Friday, 15 January 2016 - 11:10AM
Friday, 15 January 2016 - 11:10AM
NASA Captures Stunning Image of Pluto's Occultation
At the 227th meeting of the American Astronomical Society last week, there was lots of buzz surrounding what was once the galaxy's 9th planet. After the historic flyby last summer, we're finally starting to get some insight into Pluto's composition and environment. Now it has been revealed that just before that flyby, SOFIA, NASA's flying observatory, snapped a beautiful image of Pluto's occultation, providing the space agency with an unprecedented look at Pluto's atmosphere.

Pluto

Earlier in 2015, NASA's Stratospheric Observatory for Infrared Astronomy (SOFIA) managed to be in exactly the right place at exactly the right time. It captured Pluto's passage in front of a star, an event known as an occultation (in layman's terms, an eclipse). This occultation caused a faint shadow of Pluto to move across the surface of the Earth, creating an amazing opportunity for scientific analysis.

But the conditions had to be just right in order for this to happen. The shadow moved at more than 53,000 mph, meaning that calculations and timing for SOFIA had to be perfect in order to seize the opportunity. The occultation also might not have happened to fall on a telescope, meaning that scientists wouldn't have been able to gather any data. It might have been cloudy during the 120 second observation window. Luckily, using SOFIA eliminated most of these problems; capable of cruising at 45,000 feet, the mobile observatory gets above the clouds and can easily fly over just about any location on Earth, including oceans. 

Luckily, the stars aligned, so to speak, and the team behind SOFIA managed to get it in place in time to collect detailed measurements of Pluto's atmospheric density and structure. Though the occultation data is currently available to members of NASA's New Horizon's mission, it will open to the general public in July 2016.
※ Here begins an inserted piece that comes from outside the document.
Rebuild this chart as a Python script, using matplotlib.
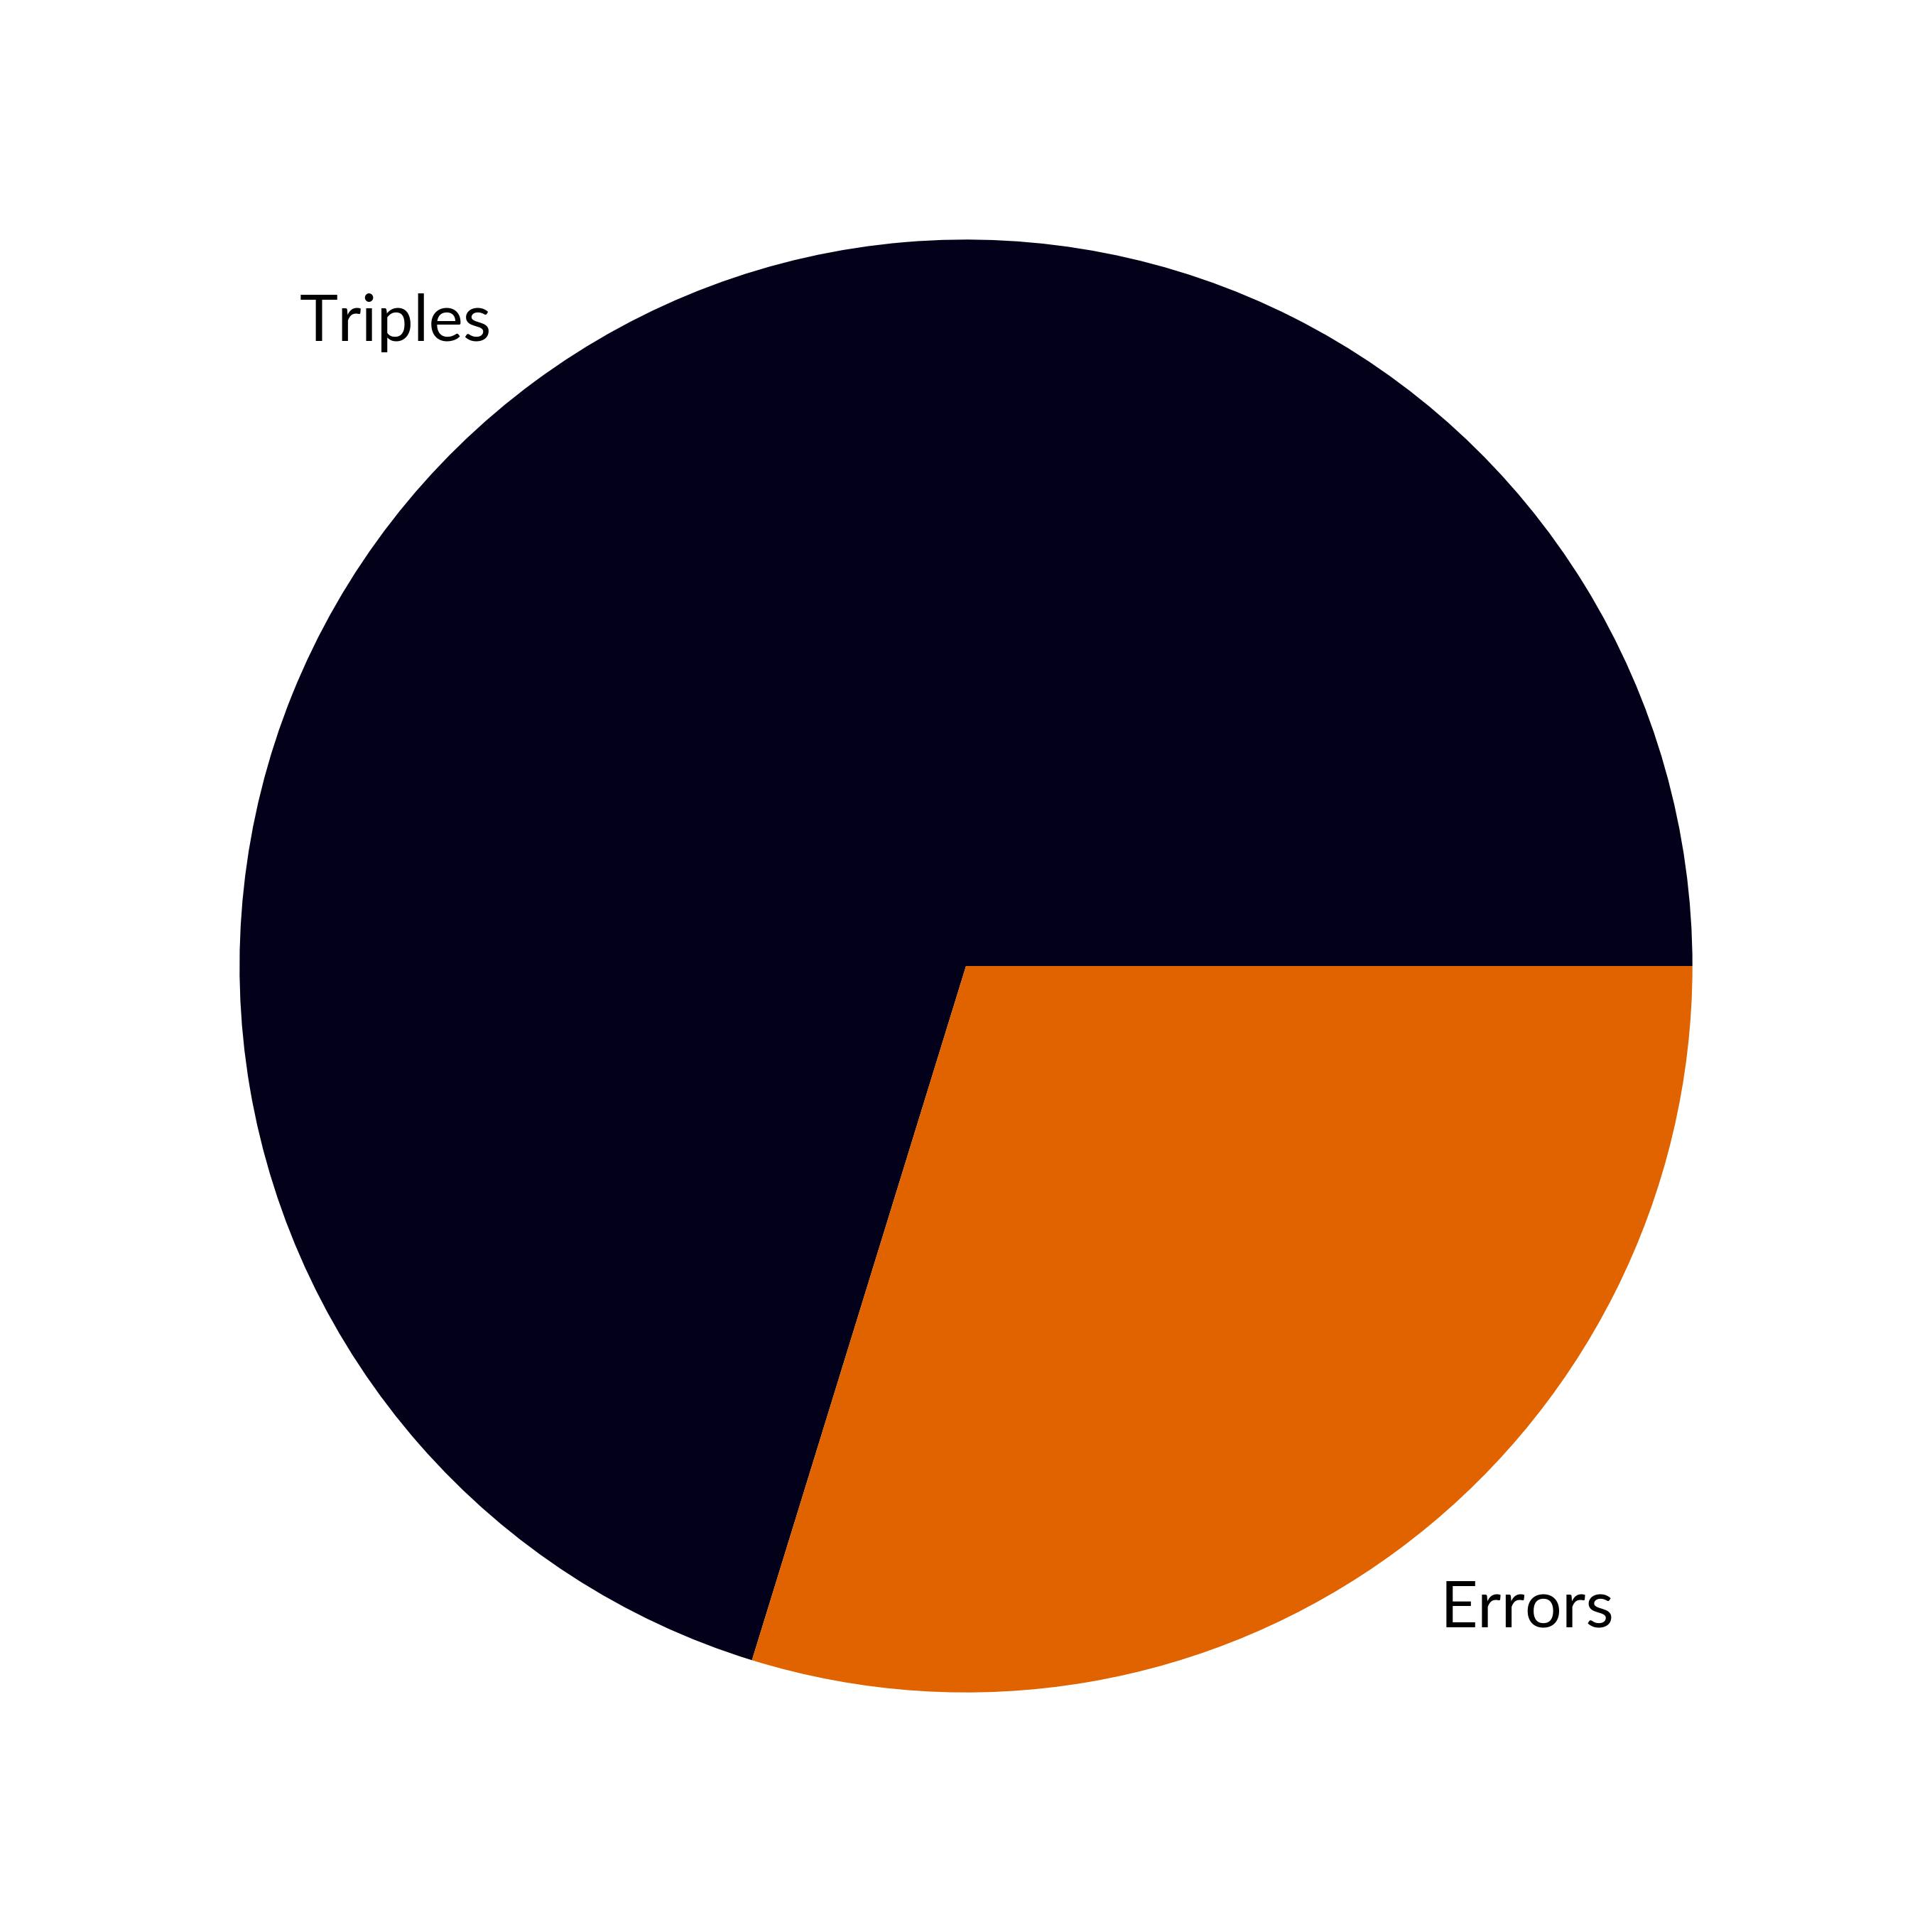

During the AAS meeting (via Space.com), Michael Pearson, a research scientist at MIT, explained why capturing and measuring this event is so important:

Opening quote
"When [an occultation] happens with Pluto, we can watch the interaction between the light from the star and Pluto's atmosphere, and learn about the atmosphere from Earth-based measurements without having to actually go out there and see what's going on."
Closing quote


Though scientists have been studying Pluto occultations for decades, the one in June 2015 was the first to have the potential to affect all subsequent studies of Pluto. That's because two weeks after SOFIA's voyage, the New Horizon's probe was set to become the very first space probe to make a close encounter with Pluto. As a result, scientists could use the data collected from New Horizon in comparison with the occultation data  in order to better understand what they were seeing on Earth.

Opening quote
"If we could get a stellar occultation during the weeks when New Horizon was passing by Pluto, we could calibrate decades worth of data against what New Horizon was seeing... and put everything on the same fundamental basis," said Pearson.
Closing quote


SOFIA's flight combined with New Horizon's data contributed a growth of understanding of Pluto's atmosphere, including evidence that showed that Pluto's atmosphere isn't collapsing the farther away it moves from the sun. Though New Horizon will never fly by Pluto again, scientists will continue to observe occultations from Earth for years, and the comparison made will allow them to keep an eye on Pluto's changing atmosphere.